### Short exercise
Scan the entries below and count the lines holding the string "with". Supply only the number.

## START Data for this task

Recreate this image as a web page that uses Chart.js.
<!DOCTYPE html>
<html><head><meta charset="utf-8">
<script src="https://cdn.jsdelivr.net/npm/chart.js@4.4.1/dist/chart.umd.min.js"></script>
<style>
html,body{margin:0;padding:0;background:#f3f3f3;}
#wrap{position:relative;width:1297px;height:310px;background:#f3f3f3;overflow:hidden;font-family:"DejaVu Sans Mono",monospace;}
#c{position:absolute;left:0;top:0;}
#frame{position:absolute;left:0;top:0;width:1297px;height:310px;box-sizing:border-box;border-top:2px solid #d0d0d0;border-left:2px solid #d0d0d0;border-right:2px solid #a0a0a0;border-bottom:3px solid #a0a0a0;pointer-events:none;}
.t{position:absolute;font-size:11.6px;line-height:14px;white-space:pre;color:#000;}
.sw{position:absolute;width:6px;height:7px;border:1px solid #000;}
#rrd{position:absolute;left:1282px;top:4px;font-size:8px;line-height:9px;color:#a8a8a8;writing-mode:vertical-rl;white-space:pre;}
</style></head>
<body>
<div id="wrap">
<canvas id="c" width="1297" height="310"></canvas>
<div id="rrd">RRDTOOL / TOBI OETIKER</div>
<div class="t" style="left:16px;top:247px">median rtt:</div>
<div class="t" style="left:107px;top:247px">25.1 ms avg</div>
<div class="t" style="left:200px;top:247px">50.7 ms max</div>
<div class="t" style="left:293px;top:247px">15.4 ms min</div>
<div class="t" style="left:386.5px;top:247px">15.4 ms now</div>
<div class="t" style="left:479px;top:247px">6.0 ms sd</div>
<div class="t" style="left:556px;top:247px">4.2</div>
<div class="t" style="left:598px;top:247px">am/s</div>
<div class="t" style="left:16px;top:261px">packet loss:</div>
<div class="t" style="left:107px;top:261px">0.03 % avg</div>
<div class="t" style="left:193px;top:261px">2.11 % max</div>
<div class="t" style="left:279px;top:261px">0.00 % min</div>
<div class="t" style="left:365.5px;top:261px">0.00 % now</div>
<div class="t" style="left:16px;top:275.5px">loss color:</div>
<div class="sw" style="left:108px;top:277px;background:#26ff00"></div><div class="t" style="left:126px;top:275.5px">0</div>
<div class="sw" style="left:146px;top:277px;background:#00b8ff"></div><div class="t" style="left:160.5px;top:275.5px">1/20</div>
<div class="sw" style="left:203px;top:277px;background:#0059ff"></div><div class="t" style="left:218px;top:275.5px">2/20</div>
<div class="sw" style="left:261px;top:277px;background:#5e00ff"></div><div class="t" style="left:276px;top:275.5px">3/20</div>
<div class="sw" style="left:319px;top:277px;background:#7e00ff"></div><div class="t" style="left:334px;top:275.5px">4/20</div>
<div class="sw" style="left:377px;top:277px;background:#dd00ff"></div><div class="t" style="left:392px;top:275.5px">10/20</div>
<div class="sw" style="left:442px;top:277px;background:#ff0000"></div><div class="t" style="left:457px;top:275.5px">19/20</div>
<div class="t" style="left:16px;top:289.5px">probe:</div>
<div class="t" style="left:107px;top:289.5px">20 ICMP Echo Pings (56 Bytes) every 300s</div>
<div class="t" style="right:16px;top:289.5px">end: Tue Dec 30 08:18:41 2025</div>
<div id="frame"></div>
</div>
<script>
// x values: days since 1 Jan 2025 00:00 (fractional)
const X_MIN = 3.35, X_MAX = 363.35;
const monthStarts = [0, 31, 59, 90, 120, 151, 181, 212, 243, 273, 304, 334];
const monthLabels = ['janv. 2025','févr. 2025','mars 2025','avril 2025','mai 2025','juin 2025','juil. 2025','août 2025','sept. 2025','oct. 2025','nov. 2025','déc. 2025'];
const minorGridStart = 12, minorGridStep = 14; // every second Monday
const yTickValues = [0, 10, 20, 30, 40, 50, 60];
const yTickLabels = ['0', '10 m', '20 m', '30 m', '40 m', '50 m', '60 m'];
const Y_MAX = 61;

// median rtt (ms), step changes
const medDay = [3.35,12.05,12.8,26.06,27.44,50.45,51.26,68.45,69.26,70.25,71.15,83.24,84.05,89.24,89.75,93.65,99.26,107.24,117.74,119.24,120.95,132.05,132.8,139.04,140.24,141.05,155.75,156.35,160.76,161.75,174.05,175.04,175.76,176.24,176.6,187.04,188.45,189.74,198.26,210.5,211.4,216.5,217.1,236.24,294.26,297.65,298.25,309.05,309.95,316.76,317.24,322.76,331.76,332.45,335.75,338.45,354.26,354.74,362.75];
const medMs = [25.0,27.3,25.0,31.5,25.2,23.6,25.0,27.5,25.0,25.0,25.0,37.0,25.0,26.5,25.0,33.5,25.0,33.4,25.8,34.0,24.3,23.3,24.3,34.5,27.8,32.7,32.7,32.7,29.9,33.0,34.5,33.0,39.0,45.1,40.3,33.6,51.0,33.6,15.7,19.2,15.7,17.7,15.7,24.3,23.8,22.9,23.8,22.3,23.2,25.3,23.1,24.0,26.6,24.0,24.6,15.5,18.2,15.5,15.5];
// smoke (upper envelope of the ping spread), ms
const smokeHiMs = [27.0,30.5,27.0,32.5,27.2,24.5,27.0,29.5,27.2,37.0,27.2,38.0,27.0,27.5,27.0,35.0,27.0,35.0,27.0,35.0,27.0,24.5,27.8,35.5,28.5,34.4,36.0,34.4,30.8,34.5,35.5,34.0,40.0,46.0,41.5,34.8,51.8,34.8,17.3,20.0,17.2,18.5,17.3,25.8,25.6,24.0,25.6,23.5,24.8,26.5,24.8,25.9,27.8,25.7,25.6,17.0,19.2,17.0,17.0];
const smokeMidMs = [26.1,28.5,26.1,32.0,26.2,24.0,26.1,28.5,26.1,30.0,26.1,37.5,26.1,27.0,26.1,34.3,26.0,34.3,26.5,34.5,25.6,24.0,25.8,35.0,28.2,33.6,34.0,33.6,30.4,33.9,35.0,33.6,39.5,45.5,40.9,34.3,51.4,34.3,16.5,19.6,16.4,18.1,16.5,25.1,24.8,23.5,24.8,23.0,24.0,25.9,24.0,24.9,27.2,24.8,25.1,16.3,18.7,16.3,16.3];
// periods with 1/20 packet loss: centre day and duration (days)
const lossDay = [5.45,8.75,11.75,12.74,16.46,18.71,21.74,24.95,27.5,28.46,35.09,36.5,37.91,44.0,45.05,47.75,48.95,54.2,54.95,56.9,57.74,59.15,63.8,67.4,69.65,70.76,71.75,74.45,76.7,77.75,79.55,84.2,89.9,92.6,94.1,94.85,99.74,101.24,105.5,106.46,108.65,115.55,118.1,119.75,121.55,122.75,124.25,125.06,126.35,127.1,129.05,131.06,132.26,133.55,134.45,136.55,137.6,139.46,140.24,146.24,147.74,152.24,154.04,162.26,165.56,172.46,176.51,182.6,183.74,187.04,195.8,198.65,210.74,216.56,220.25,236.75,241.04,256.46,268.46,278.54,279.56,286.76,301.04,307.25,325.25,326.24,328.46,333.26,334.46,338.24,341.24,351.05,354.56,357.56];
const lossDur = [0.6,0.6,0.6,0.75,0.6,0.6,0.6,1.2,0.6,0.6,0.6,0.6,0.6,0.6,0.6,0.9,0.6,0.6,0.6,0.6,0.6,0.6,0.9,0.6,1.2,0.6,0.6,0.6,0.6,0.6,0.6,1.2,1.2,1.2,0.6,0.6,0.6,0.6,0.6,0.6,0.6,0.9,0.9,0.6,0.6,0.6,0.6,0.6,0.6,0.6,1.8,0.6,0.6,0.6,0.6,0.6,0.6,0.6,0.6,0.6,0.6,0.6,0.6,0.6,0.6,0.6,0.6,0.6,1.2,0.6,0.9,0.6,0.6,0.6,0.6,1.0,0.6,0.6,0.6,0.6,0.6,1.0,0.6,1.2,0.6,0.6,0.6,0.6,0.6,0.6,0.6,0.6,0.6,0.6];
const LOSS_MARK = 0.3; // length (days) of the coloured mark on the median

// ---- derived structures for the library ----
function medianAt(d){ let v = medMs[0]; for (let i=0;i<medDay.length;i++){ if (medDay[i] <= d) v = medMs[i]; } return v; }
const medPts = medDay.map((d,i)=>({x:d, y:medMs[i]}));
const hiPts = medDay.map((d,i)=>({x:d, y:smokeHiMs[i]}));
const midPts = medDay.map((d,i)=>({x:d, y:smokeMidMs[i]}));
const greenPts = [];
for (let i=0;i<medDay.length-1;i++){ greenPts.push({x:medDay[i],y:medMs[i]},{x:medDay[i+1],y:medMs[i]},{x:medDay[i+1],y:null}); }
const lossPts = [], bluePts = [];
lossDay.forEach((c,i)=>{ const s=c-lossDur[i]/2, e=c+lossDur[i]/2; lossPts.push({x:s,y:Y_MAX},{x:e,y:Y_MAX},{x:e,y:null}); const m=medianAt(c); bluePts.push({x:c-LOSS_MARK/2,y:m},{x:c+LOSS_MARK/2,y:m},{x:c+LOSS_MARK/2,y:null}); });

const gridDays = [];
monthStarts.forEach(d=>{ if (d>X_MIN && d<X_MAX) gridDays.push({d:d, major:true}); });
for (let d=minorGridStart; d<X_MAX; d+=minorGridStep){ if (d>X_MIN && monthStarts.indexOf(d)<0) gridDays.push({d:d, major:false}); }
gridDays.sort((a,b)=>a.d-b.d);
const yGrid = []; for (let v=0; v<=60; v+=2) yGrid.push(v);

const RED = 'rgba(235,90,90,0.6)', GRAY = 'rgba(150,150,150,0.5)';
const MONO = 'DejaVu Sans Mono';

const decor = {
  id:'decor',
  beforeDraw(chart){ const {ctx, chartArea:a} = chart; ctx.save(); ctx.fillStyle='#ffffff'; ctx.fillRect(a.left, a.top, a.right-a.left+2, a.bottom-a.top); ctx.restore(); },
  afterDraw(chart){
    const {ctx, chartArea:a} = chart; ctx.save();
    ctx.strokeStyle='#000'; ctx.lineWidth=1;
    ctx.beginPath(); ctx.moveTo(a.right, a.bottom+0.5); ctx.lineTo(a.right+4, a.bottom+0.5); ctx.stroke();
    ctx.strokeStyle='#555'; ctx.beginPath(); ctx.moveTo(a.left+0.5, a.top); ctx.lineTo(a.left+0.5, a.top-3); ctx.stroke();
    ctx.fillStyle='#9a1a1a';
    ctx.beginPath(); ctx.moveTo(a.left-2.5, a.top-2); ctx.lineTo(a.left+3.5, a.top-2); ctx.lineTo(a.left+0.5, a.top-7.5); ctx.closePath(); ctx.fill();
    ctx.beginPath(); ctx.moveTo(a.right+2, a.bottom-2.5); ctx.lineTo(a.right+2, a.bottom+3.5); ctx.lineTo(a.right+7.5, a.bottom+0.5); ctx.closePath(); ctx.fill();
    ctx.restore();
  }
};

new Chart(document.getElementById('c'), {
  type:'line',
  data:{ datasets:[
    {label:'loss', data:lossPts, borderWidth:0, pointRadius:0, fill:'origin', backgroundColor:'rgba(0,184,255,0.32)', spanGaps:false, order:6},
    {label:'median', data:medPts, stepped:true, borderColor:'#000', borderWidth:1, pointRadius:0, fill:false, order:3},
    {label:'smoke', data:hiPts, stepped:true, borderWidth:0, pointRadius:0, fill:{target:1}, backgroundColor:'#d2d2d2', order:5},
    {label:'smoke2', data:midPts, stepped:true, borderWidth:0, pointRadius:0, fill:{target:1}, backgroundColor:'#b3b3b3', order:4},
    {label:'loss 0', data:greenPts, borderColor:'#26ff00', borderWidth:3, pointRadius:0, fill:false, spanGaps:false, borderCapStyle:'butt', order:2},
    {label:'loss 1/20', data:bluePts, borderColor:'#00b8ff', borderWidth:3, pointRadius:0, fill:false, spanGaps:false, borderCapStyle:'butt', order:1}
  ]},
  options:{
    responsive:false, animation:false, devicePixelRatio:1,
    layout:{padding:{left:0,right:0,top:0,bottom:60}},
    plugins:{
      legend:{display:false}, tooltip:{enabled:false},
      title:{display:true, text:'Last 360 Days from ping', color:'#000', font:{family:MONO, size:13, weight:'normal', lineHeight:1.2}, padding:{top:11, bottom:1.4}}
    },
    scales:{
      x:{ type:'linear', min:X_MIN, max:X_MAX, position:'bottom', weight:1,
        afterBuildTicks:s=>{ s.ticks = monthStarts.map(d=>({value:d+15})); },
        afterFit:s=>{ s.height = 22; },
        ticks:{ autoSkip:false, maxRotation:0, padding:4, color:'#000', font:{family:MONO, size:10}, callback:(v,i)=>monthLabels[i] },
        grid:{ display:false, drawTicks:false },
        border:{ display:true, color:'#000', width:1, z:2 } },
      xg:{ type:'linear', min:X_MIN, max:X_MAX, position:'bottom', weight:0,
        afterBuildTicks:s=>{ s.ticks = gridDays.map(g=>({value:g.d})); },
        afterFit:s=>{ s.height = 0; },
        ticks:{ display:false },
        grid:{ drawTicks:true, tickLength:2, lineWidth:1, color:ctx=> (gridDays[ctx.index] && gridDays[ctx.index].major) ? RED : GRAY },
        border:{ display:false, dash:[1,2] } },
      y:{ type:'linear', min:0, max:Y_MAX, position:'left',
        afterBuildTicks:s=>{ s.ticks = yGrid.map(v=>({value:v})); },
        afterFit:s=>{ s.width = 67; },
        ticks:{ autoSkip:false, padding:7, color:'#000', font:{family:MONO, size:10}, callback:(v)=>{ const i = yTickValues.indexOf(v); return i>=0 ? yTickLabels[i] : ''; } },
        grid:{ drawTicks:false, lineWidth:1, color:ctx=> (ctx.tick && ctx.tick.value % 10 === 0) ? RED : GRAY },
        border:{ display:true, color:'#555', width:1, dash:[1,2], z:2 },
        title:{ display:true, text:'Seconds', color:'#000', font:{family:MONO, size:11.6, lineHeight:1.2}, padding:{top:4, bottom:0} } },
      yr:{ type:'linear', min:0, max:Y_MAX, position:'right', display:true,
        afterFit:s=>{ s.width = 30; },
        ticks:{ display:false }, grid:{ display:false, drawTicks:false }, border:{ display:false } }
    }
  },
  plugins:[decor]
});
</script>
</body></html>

## END Data for this task
## START Data for this task

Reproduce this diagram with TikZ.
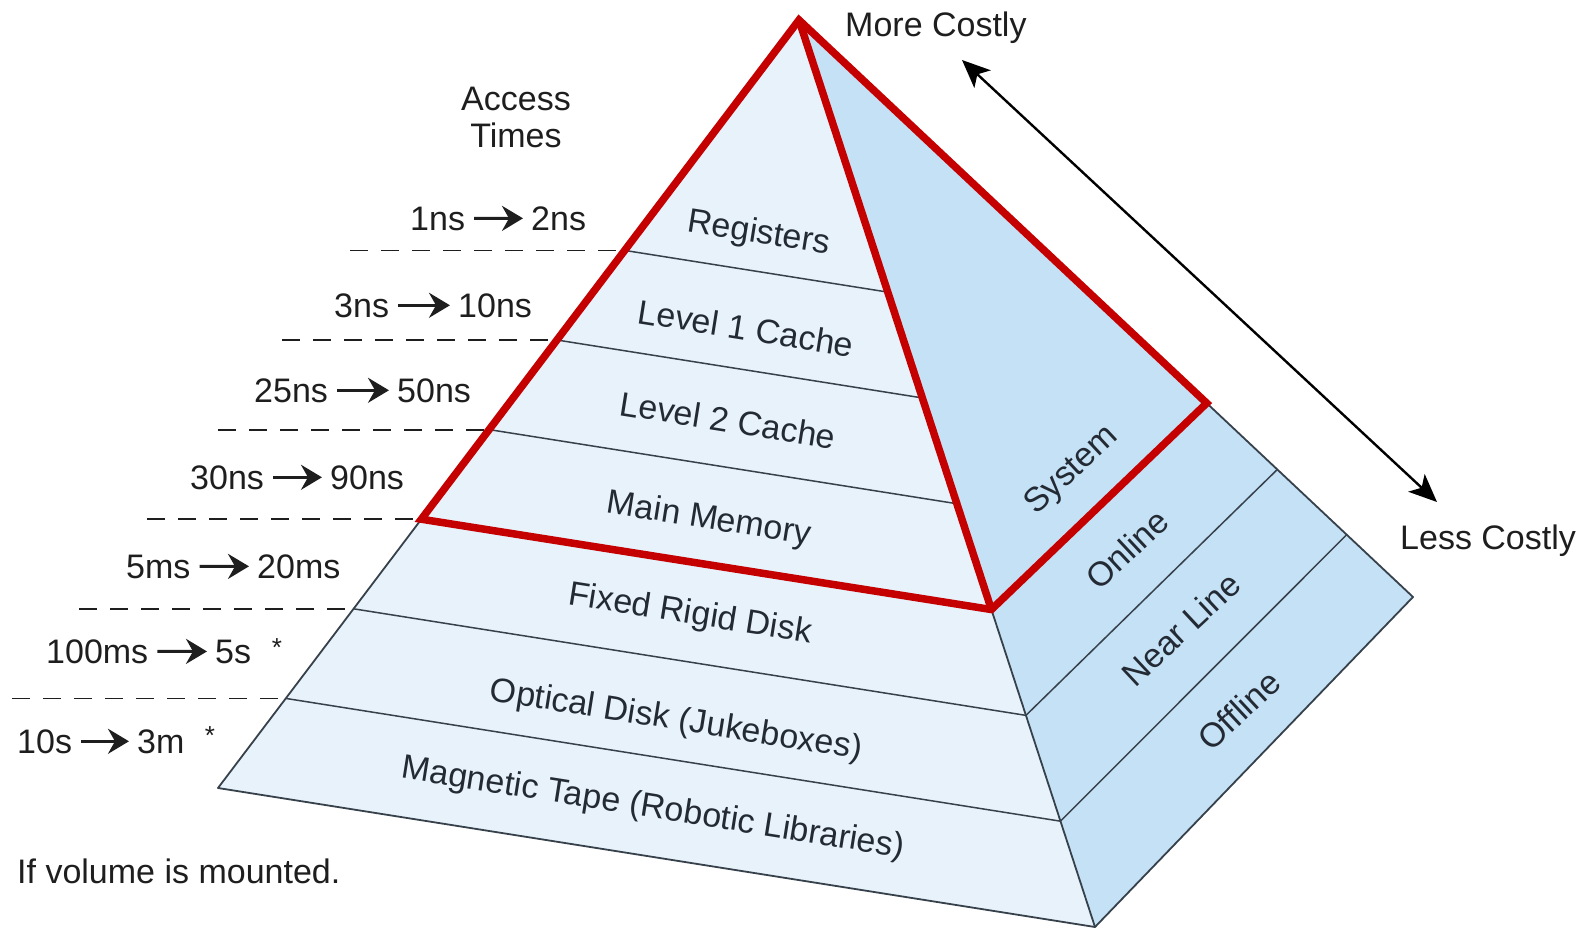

## END Data for this task
## START Data for this task

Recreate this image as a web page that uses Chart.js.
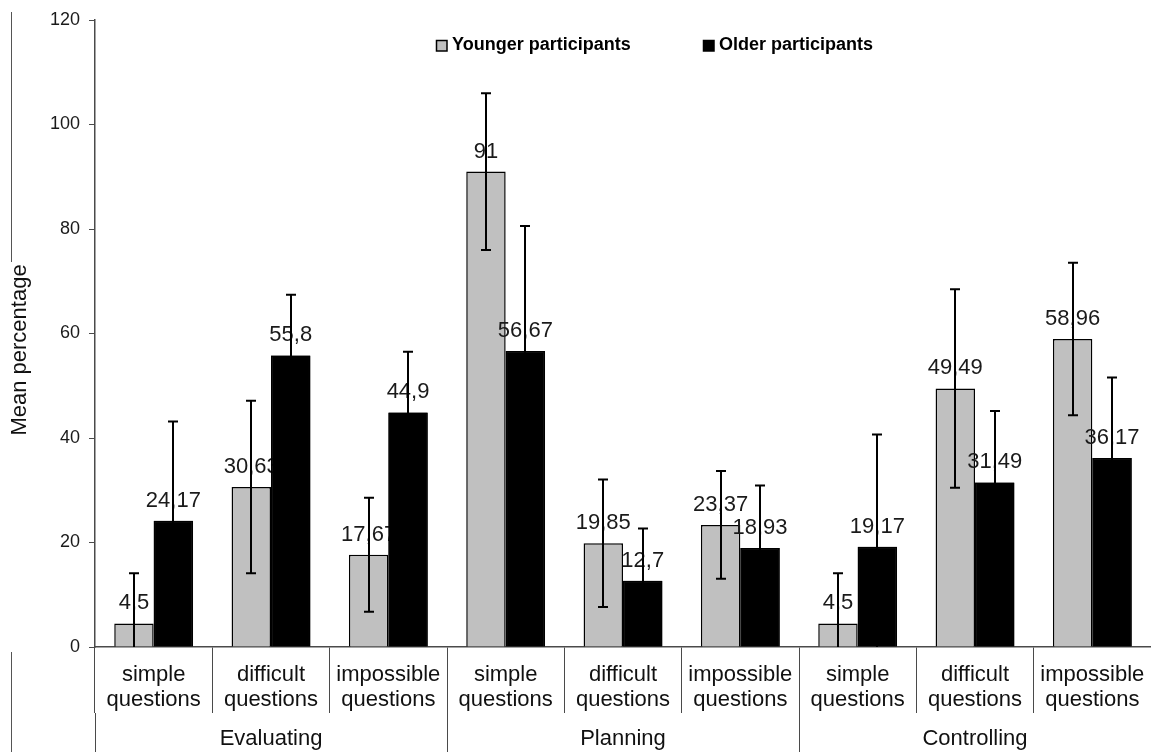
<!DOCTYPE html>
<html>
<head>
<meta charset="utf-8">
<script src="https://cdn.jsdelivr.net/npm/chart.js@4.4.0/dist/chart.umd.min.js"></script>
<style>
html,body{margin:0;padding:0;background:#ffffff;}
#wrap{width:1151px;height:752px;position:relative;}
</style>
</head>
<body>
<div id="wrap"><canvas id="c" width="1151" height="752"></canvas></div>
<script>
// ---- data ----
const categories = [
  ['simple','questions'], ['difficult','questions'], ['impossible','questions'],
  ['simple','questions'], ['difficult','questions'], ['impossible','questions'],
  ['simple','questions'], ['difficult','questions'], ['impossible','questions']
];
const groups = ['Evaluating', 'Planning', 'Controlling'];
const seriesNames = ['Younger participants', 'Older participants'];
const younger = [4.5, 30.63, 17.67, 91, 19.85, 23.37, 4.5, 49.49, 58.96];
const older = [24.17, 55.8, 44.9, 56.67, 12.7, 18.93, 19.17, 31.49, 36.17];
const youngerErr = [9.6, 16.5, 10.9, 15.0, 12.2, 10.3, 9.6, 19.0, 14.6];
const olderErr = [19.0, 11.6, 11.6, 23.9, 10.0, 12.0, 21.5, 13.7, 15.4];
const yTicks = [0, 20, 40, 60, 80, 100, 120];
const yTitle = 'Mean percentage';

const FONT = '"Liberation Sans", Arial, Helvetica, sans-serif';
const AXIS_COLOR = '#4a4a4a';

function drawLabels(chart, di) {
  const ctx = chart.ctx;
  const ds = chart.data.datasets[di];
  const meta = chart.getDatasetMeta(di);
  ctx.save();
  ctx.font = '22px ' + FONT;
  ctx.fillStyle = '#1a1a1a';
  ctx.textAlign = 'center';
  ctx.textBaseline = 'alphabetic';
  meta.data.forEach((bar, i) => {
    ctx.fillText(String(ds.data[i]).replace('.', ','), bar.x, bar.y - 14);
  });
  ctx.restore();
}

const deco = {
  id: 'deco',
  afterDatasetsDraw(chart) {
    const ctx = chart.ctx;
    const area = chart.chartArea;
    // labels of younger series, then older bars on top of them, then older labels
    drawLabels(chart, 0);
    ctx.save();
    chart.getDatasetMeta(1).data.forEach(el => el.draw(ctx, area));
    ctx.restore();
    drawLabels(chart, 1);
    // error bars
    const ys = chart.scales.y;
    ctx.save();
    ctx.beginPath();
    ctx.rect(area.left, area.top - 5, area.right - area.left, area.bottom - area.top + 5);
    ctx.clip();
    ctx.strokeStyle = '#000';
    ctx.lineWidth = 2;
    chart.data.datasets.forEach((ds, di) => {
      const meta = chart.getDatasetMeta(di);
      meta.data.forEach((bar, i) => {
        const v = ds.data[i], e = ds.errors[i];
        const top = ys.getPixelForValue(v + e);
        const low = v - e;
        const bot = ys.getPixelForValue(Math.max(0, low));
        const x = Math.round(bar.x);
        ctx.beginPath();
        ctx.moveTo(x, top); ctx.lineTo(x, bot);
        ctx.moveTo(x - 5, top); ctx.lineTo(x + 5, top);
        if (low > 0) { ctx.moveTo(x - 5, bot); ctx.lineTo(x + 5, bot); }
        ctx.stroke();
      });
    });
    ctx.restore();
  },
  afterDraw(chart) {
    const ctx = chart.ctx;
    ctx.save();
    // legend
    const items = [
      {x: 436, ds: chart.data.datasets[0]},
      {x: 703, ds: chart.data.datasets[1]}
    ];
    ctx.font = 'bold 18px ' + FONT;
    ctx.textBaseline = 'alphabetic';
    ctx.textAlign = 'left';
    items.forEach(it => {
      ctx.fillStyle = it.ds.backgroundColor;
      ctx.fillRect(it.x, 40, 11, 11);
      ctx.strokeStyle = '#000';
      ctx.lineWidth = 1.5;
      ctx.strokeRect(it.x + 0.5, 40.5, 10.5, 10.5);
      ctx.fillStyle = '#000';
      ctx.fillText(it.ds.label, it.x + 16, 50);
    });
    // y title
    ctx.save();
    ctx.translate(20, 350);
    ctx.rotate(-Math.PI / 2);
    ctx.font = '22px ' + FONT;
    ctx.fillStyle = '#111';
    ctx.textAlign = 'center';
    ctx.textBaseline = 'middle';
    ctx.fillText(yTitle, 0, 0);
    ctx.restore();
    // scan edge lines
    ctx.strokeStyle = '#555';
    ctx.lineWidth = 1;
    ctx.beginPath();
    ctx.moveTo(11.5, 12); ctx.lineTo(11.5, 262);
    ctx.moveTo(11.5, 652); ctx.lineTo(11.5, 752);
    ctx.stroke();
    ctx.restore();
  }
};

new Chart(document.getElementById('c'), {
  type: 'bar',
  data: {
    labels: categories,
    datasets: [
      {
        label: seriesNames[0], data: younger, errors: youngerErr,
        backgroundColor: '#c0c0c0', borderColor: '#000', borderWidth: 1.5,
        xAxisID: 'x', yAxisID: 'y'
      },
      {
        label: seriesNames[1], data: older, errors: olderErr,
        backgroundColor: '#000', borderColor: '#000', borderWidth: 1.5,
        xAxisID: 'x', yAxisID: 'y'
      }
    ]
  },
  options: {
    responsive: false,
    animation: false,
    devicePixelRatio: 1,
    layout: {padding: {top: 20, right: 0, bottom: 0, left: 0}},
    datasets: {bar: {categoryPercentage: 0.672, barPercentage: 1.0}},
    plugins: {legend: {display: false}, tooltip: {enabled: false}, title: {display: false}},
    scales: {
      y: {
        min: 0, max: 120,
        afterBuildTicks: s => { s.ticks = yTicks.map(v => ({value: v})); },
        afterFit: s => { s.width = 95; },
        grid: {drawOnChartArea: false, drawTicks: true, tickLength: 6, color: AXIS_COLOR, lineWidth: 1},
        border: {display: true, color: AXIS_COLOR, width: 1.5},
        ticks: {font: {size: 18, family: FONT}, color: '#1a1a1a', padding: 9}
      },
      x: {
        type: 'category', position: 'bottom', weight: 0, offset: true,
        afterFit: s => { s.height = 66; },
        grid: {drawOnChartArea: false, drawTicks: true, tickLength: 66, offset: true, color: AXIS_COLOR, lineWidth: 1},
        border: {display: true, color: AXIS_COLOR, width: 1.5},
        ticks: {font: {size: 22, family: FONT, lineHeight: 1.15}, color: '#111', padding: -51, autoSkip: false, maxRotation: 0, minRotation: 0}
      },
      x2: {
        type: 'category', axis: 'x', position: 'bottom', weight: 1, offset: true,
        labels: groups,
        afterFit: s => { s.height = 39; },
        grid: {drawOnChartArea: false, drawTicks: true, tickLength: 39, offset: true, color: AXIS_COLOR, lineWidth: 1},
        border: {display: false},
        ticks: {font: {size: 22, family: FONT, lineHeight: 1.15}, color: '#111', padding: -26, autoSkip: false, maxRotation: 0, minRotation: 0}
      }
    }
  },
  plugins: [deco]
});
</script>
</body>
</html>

## END Data for this task

### Solution to this task
2